Despedida de Madiba.

Ellis Park (Johannesburgo, Sudáfrica). 24 de junio de 1995. Final de la Copa del Mundo de Rugby.

En pleno césped, ante 62 mil espectadores presentes en las gradas y una audiencia global estimada de 1.500 millones de personas, un espigado y frágil anciano negro saluda sonriente a un descomunal joven blanco, rubio y de ojos claros, que se asoma a los 2 metros de altura y supera los 100 kilos de peso.


El primero es el presidente de Sudáfrica, Nelson Mandela. El segundo, el capitán de la selección sudafricana de rugby, François Pienaar. Ambos ataviados con los colores verde y oro del equipo y el emblema de un antílope saltando, los Springboks, orgullo de la minoría blanca, máximo odio de la mayoría negra de la nación.


Sobre el papel, dos personajes llamados por la historia a ser enemigos íntimos. En ese mágico momento, simplemente dos seres humanos que con su franco apretón de manos y sus caras iluminadas por un par de cómplices y desbordantes sonrisas estaban abriendo una esperanzadora ventana al futuro para un país entero, transformando décadas de odio, asesinatos, opresión y segregación racial.
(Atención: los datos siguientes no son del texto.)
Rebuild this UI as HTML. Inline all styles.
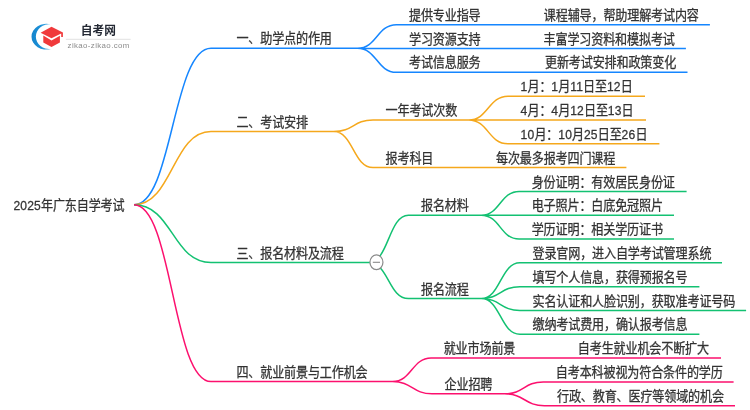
<!DOCTYPE html>
<html lang="zh-CN">
<head>
<meta charset="utf-8">
<title>2025年广东自学考试</title>
<style>
html,body{margin:0;padding:0;background:#fff;}
body{width:750px;height:410px;overflow:hidden;}
svg{display:block;}
svg text{font-family:"Liberation Sans","Noto Sans CJK SC",sans-serif;}
#lines path{fill:none;stroke-width:1.5;stroke-linecap:butt;stroke-linejoin:round;}
#labels text{fill:#333333;font-size:14.2px;letter-spacing:-0.2px;stroke:#333333;stroke-width:0.3px;stroke-linejoin:round;}
#labels .n{letter-spacing:0.2px;}
#labels .bt{font-size:12.3px;font-weight:bold;fill:#232833;letter-spacing:0.15px;stroke:none;}
#labels .bu{font-size:8.4px;fill:#8c8c8c;letter-spacing:0.4px;stroke:none;}
</style>
</head>
<body>
<svg width="750" height="410" viewBox="0 0 750 410">
<rect width="750" height="410" fill="#ffffff"/>
<defs><linearGradient id="cg" x1="0" y1="0" x2="1" y2="0"><stop offset="0" stop-color="#1585cc"/><stop offset="0.45" stop-color="#1b90d8"/><stop offset="1" stop-color="#5bb8ea"/></linearGradient></defs>
<g id="logo">
<path d="M51,24.5 A14.7,12.9 0 1 0 51,48.9 A13.1,12.35 0 1 1 51,24.5 Z" fill="url(#cg)"/>
<path d="M40.6,32.8 L51.5,26.7 L62.9,32.6 L62.9,37 L61.2,37 L61.2,33.5 L51.5,38.3 Z" fill="#f03a3c"/>
<path d="M43.3,35.6 L51.5,40.4 L59.9,35.8 L59.9,42.5 L51.5,47.1 L43.3,42.5 Z" fill="#f03a3c"/>
<line x1="65.9" y1="39.3" x2="130.6" y2="39.3" stroke="#dedede" stroke-width="0.9"/>
</g>
<g id="lines">
<path d="M134,204.8 C172.5,204.8 172.5,48.26 211,48.26 L357.5,48.26 M357.5,48.26 C376.95,48.26 376.95,24.75 396.4,24.75 L709.9,24.75 M357.5,48.26 C376.95,48.26 376.95,48.56 396.4,48.56 L685.9,48.56 M357.5,48.26 C376.95,48.26 376.95,72.37 396.4,72.37 L687.5,72.37" stroke="#1586ff"/>
<path d="M134,204.8 C172.5,204.8 172.5,131.59 211,131.59 L333.6,131.59 M333.6,131.59 C353.3,131.59 353.3,119.99 373,119.99 L468.6,119.99 M468.6,119.99 C488.3,119.99 488.3,96.18 508,96.18 L645,96.18 M468.6,119.99 L646,119.99 M468.6,119.99 C488.3,119.99 488.3,143.8 508,143.8 L659.4,143.8 M333.6,131.59 C353.3,131.59 353.3,167.61 373,167.61 L626.4,167.61" stroke="#f5a81c"/>
<path d="M134,204.8 C172.5,204.8 172.5,262.55 211,262.55 L368.8,262.55 M368.8,262.55 C388.6,262.55 388.6,215.23 408.4,215.23 L481.2,215.23 M481.2,215.23 C500.15,215.23 500.15,191.42 519.1,191.42 L686.6,191.42 M481.2,215.23 L674,215.23 M481.2,215.23 C500.15,215.23 500.15,239.04 519.1,239.04 L674,239.04 M368.8,262.55 C388.6,262.55 388.6,298.56 408.4,298.56 L481.2,298.56 M481.2,298.56 C500.55,298.56 500.55,262.85 519.9,262.85 L722,262.85 M481.2,298.56 C500.55,298.56 500.55,286.66 519.9,286.66 L699.4,286.66 M481.2,298.56 C500.55,298.56 500.55,310.47 519.9,310.47 L746.1,310.47 M481.2,298.56 C500.55,298.56 500.55,334.28 519.9,334.28 L699.4,334.28" stroke="#13c172"/>
<path d="M134,204.8 C172.5,204.8 172.5,381.6 211,381.6 L392.5,381.6 M392.5,381.6 C411.8,381.6 411.8,358.09 431.1,358.09 L721,358.09 M392.5,381.6 C412.25,381.6 412.25,393.81 432,393.81 L504.7,393.81 M504.7,393.81 C523.95,393.81 523.95,381.9 543.2,381.9 L733.6,381.9 M504.7,393.81 C524.55,393.81 524.55,405.71 544.4,405.71 L735,405.71" stroke="#fc106e"/>
</g>
<g id="toggle"><ellipse cx="376.45" cy="262.3" rx="6.5" ry="7.35" fill="#ffffff" stroke="#8a8a8a" stroke-width="1.2"/><line x1="372.8" y1="262.3" x2="380" y2="262.3" stroke="#8a8a8a" stroke-width="1.1"/></g>
<g id="labels" opacity="0.999">
<text class="bt" transform="translate(80.7,35.4) scale(0.95,0.98)">自考网</text>
<text class="bu" transform="translate(67.6,47.5) scale(0.94,0.94)">zikao-zikao.com</text>
<text transform="translate(13.4,210.3) scale(0.852,0.93)" style="font-size:14.2px"><tspan class="n">2025</tspan>年广东自学考试</text>
<text transform="translate(236.4,43.36) scale(0.852,0.93)">一、助学点的作用</text>
<text transform="translate(409,19.85) scale(0.852,0.93)">提供专业指导</text>
<text transform="translate(543.8,19.85) scale(0.852,0.93)">课程辅导，帮助理解考试内容</text>
<text transform="translate(409,43.66) scale(0.852,0.93)">学习资源支持</text>
<text transform="translate(543.6,43.66) scale(0.852,0.93)">丰富学习资料和模拟考试</text>
<text transform="translate(409,67.47) scale(0.852,0.93)">考试信息服务</text>
<text transform="translate(545,67.47) scale(0.852,0.93)">更新考试安排和政策变化</text>
<text transform="translate(236.4,126.69) scale(0.852,0.93)">二、考试安排</text>
<text transform="translate(385.6,115.09) scale(0.852,0.93)">一年考试次数</text>
<text transform="translate(520.6,91.28) scale(0.852,0.93)"><tspan class="n">1</tspan>月：<tspan class="n">1</tspan>月<tspan class="n">11</tspan>日至<tspan class="n">12</tspan>日</text>
<text transform="translate(520.6,115.09) scale(0.852,0.93)"><tspan class="n">4</tspan>月：<tspan class="n">4</tspan>月<tspan class="n">12</tspan>日至<tspan class="n">13</tspan>日</text>
<text transform="translate(520.6,138.9) scale(0.852,0.93)"><tspan class="n">10</tspan>月：<tspan class="n">10</tspan>月<tspan class="n">25</tspan>日至<tspan class="n">26</tspan>日</text>
<text transform="translate(385.6,162.71) scale(0.852,0.93)">报考科目</text>
<text transform="translate(496,162.71) scale(0.852,0.93)">每次最多报考四门课程</text>
<text transform="translate(236.4,257.65) scale(0.852,0.93)">三、报名材料及流程</text>
<text transform="translate(421,210.33) scale(0.852,0.93)">报名材料</text>
<text transform="translate(531.7,186.52) scale(0.852,0.93)">身份证明：有效居民身份证</text>
<text transform="translate(531.7,210.33) scale(0.852,0.93)">电子照片：白底免冠照片</text>
<text transform="translate(531.7,234.14) scale(0.852,0.93)">学历证明：相关学历证书</text>
<text transform="translate(421,293.67) scale(0.852,0.93)">报名流程</text>
<text transform="translate(532.5,257.95) scale(0.852,0.93)">登录官网，进入自学考试管理系统</text>
<text transform="translate(532.5,281.76) scale(0.852,0.93)">填写个人信息，获得预报名号</text>
<text transform="translate(532.5,305.57) scale(0.852,0.93)">实名认证和人脸识别，获取准考证号码</text>
<text transform="translate(532.5,329.38) scale(0.852,0.93)">缴纳考试费用，确认报考信息</text>
<text transform="translate(236.4,376.7) scale(0.852,0.93)">四、就业前景与工作机会</text>
<text transform="translate(443.7,353.19) scale(0.852,0.93)">就业市场前景</text>
<text transform="translate(577.8,353.19) scale(0.852,0.93)">自考生就业机会不断扩大</text>
<text transform="translate(444.6,388.91) scale(0.852,0.93)">企业招聘</text>
<text transform="translate(555.8,377) scale(0.852,0.93)">自考本科被视为符合条件的学历</text>
<text transform="translate(557,400.81) scale(0.852,0.93)">行政、教育、医疗等领域的机会</text>
</g>
</svg>
</body>
</html>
Era el culmen de la transición soñada por 'Madiba', quien, con el balón ovalado como pretexto, escenificaba a los ojos del mundo entero el camino por el que debía transcurrir la nueva Sudáfrica: junta, unida y sin divisiones por raza y color.

Moraleja:
"Si quieres hacer las paces con tu enemigo, tienes que trabajar con tu enemigo.
 Entonces él se vuelve tu compañero".